We will start solving the above question just by replacing tangent function by the ratio of the sine to the cosine function and cot by the ratio of cosine to sine function (i.e. $\tan \theta =\dfrac{\sin \theta }{\cos \theta }$ and $\cot \theta =\dfrac{\cos \theta }{\sin \theta }$) .
So, we will write $\tan \dfrac{\pi }{5}+2\tan \dfrac{2\pi }{5}+4\cot \dfrac{4\pi }{5}$ as the function of sine and cosine function.
Let’s take it as A.
$A=\dfrac{\sin \dfrac{\pi }{5}}{\cos \dfrac{\pi }{5}}+2\dfrac{\sin \dfrac{2\pi }{5}}{\cos \dfrac{2\pi }{5}}+4\dfrac{\cos \dfrac{4\pi }{5}}{\sin \dfrac{4\pi }{5}}$
Now, we will write use the property $\cos 2\theta ={{\cos }^{2}}\theta -{{\sin }^{2}}\theta$ and $\sin 2\theta =2\sin \theta \cos \theta$
We will write $\cos \dfrac{4\pi }{5}$ as ${{\cos }^{2}}\dfrac{2\pi }{5}-{{\sin }^{2}}\dfrac{2\pi }{5}$ and $\sin \dfrac{4\pi }{5}$ as $2\sin \dfrac{2\pi }{5}\cos \dfrac{2\pi }{5}$ , then we will get:
$\Rightarrow A=\dfrac{\sin \dfrac{\pi }{5}}{\cos \dfrac{\pi }{5}}+2\dfrac{\sin \dfrac{2\pi }{5}}{\cos \dfrac{2\pi }{5}}+4\times \dfrac{\left( {{\cos }^{2}}\dfrac{2\pi }{5}-{{\sin }^{2}}\dfrac{2\pi }{5} \right)}{2\sin \dfrac{2\pi }{5}\cos \dfrac{2\pi }{5}}$
$\Rightarrow A=\dfrac{\sin \dfrac{\pi }{5}}{\cos \dfrac{\pi }{5}}+2\dfrac{\sin \dfrac{2\pi }{5}}{\cos \dfrac{2\pi }{5}}+2\dfrac{\left( {{\cos }^{2}}\dfrac{2\pi }{5}-{{\sin }^{2}}\dfrac{2\pi }{5} \right)}{\sin \dfrac{2\pi }{5}\cos \dfrac{2\pi }{5}}$
Now, after take LCM we will get:
$\Rightarrow A=\dfrac{\sin \dfrac{\pi }{5}}{\cos \dfrac{\pi }{5}}+\dfrac{2{{\sin }^{2}}\dfrac{2\pi }{5}+2{{\cos }^{2}}\dfrac{2\pi }{5}-2{{\sin }^{2}}\dfrac{2\pi }{5}}{\cos \dfrac{2\pi }{5}\sin \dfrac{2\pi }{5}}$
$\Rightarrow A=\dfrac{\sin \dfrac{\pi }{5}}{\cos \dfrac{\pi }{5}}+\dfrac{2{{\cos }^{2}}\dfrac{2\pi }{5}}{\cos \dfrac{2\pi }{5}\sin \dfrac{2\pi }{5}}$
$\Rightarrow A=\dfrac{\sin \dfrac{\pi }{5}}{\cos \dfrac{\pi }{5}}+\dfrac{2\cos \dfrac{2\pi }{5}}{\sin \dfrac{2\pi }{5}}$
Now, we will again use the property $\cos 2\theta ={{\cos }^{2}}\theta -{{\sin }^{2}}\theta$ and $\sin 2\theta =2\sin \theta \cos \theta$ , to write $\cos \dfrac{2\pi }{5}$ as ${{\cos }^{2}}\dfrac{\pi }{5}-{{\sin }^{2}}\dfrac{\pi }{5}$ and $\sin \dfrac{2\pi }{5}$ as $2\sin \dfrac{\pi }{5}\cos \dfrac{\pi }{5}$.

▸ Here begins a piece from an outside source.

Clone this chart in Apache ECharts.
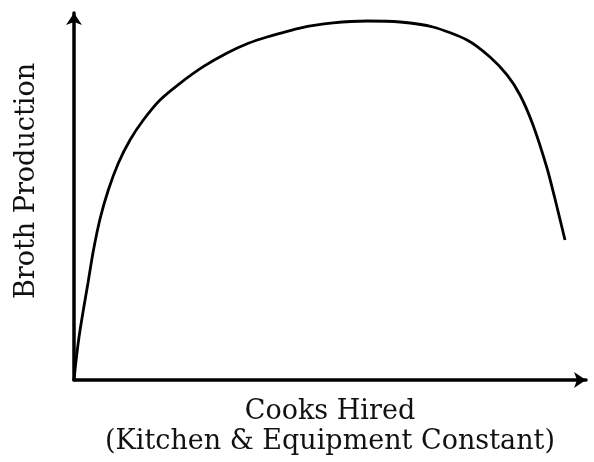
<!DOCTYPE html>
<html>
<head>
<meta charset="utf-8">
<script src="https://cdn.jsdelivr.net/npm/echarts@6/dist/echarts.min.js"></script>
<style>
  html, body { margin: 0; padding: 0; background: #fff; }
  #main { width: 594px; height: 462px; }
</style>
</head>
<body>
<div id="main"></div>
<script>
var myChart = echarts.init(document.getElementById('main'));

// cooks hired (x) and broth produced (y) (0..10 scale)
var cooks = [0, 0.039, 0.098, 0.176, 0.273, 0.377, 0.508, 0.670, 0.865, 1.094, 1.354, 1.680, 2.070,
             2.525, 2.982, 3.404, 3.770, 4.414, 5.059, 5.723, 6.367, 7.012, 7.676, 8.125, 8.457,
             8.711, 8.965, 9.238, 9.395, 9.590];
var broth = [0, 0.518, 1.172, 1.853, 2.643, 3.515, 4.387, 5.177, 5.905, 6.540, 7.084, 7.629, 8.084,
             8.537, 8.902, 9.174, 9.346, 9.591, 9.728, 9.782, 9.755, 9.619, 9.264, 8.801, 8.311,
             7.766, 6.948, 5.777, 4.932, 3.815];

var xTitle = 'Cooks Hired\n(Kitchen & Equipment Constant)';
var yTitle = 'Broth Production';

var points = cooks.map(function (c, i) { return [c, broth[i]]; });

var font = 'DejaVu Serif';

option = {
    animation: false,
    grid: {
        left: 74,
        right: 8,
        top: 13,
        bottom: 82
    },
    xAxis: {
        type: 'value',
        min: 0,
        max: 10,
        name: xTitle,
        nameLocation: 'middle',
        nameGap: 17,
        nameTextStyle: {
            fontFamily: font,
            fontSize: 27,
            color: '#111',
            lineHeight: 30,
            verticalAlign: 'top'
        },
        axisLine: {
            lineStyle: { color: '#000', width: 3.5 },
            symbol: ['none', 'arrow'],
            symbolSize: [12, 12],
            symbolOffset: [0, 0]
        },
        axisTick: { show: false },
        axisLabel: { show: false },
        splitLine: { show: false }
    },
    yAxis: {
        type: 'value',
        min: 0,
        max: 10,
        name: yTitle,
        nameLocation: 'middle',
        nameGap: 34,
        nameTextStyle: {
            fontFamily: font,
            fontSize: 27,
            color: '#111',
            padding: [0, 0, 0, 31]
        },
        axisLine: {
            lineStyle: { color: '#000', width: 3.5 },
            symbol: ['none', 'arrow'],
            symbolSize: [12, 12],
            symbolOffset: [0, 0]
        },
        axisTick: { show: false },
        axisLabel: { show: false },
        splitLine: { show: false }
    },
    series: [
        {
            type: 'line',
            data: points,
            smooth: 0.25,
            showSymbol: false,
            lineStyle: { color: '#000', width: 2.8 }
        }
    ]
};

myChart.setOption(option);
</script>
</body>
</html>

$\Rightarrow A=\dfrac{\sin \dfrac{\pi }{5}}{\cos \dfrac{\pi }{5}}+\dfrac{2\left( {{\cos }^{2}}\dfrac{\pi }{5}-{{\sin }^{2}}\dfrac{\pi }{5} \right)}{2\cos \dfrac{\pi }{5}\sin \dfrac{\pi }{5}}$
Now, again after taking LCM, we will get:
$\Rightarrow A=\dfrac{{{\sin }^{2}}\dfrac{\pi }{5}+{{\cos }^{2}}\dfrac{\pi }{5}-{{\sin }^{2}}\dfrac{\pi }{5}}{\cos \dfrac{\pi }{5}\sin \dfrac{\pi }{5}}$
$\Rightarrow A=\dfrac{{{\cos }^{2}}\dfrac{\pi }{5}}{\cos \dfrac{\pi }{5}\sin \dfrac{\pi }{5}}$
After cancelling $\cos \dfrac{\pi }{5}$ from numerator and denominator we will get:
$\Rightarrow A=\dfrac{\cos \dfrac{\pi }{5}}{\sin \dfrac{\pi }{5}}$
Since, we know that $\cot \theta =\dfrac{\cos \theta }{\sin \theta }$, so we can write $\dfrac{\cos \dfrac{\pi }{5}}{\sin \dfrac{\pi }{5}}$ as $\cot \dfrac{\pi }{5}$ .

So, the correct answer is “Option b”.

Note: Students are required to memorize all the formula and whenever they have been given a question which contains tangent functions, they should convert it into a sine and cosine function. It will always make our calculation easier and we can easily solve them by using different properties of trigonometry.